(concurring in the result).
I concur in the decision and in the opinion so far as it is rested on the merits. The authorities appear to show clearly that the injury here was not occasioned by a maritime tort; in addition to those cited in the opinion I refer also to McKnight v. N. M. Paterson & Sons, Limited, 6 Cir., 286 F.2d 250, cert. denied 368 U.S. 913, 82 S.Ct. 189, 7 L.Ed.2d 130, affirming D.C.N.D.Ohio, 181 F.Supp. 434.

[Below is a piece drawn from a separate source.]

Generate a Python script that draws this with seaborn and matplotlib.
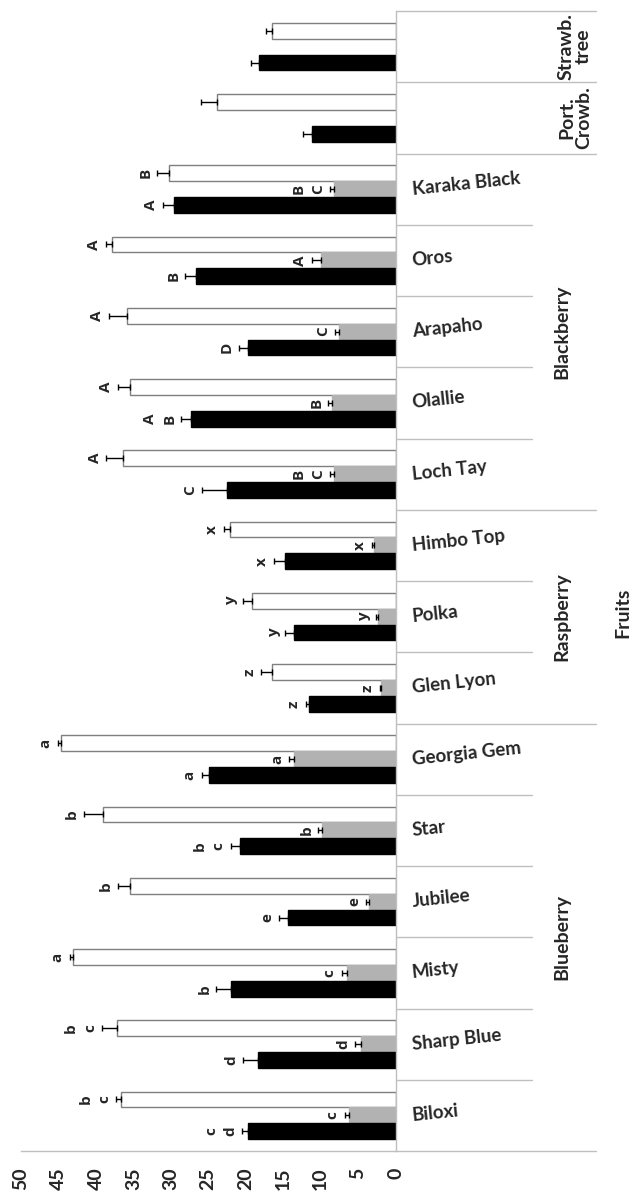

But I cannot assent to the harsh procedural rulings assigned as an alternative ground for decision. Here was no misleading as to the facts, which were quite clear as concerned this issue; there was only a question of applying the correct legal theory to these facts. As we have said over and over, particular legal theories of counsel must yield to the overall duty of the court to afford relief to which the facts entitle a plaintiff; see, e. g., Gins v. Mauser Plumbing Supply Co., 2 Cir., 148 F.2d 974, 976; Siegelman v. Cunard White Star Limited, 2 Cir., 221 F.2d 189, 196 (per Harlan, J.), and cf. F.R. 15(b) and 54(c). Had the facts actually pointed to a maritime tort, I believe we should have been compelled to reverse for an inadequate charge.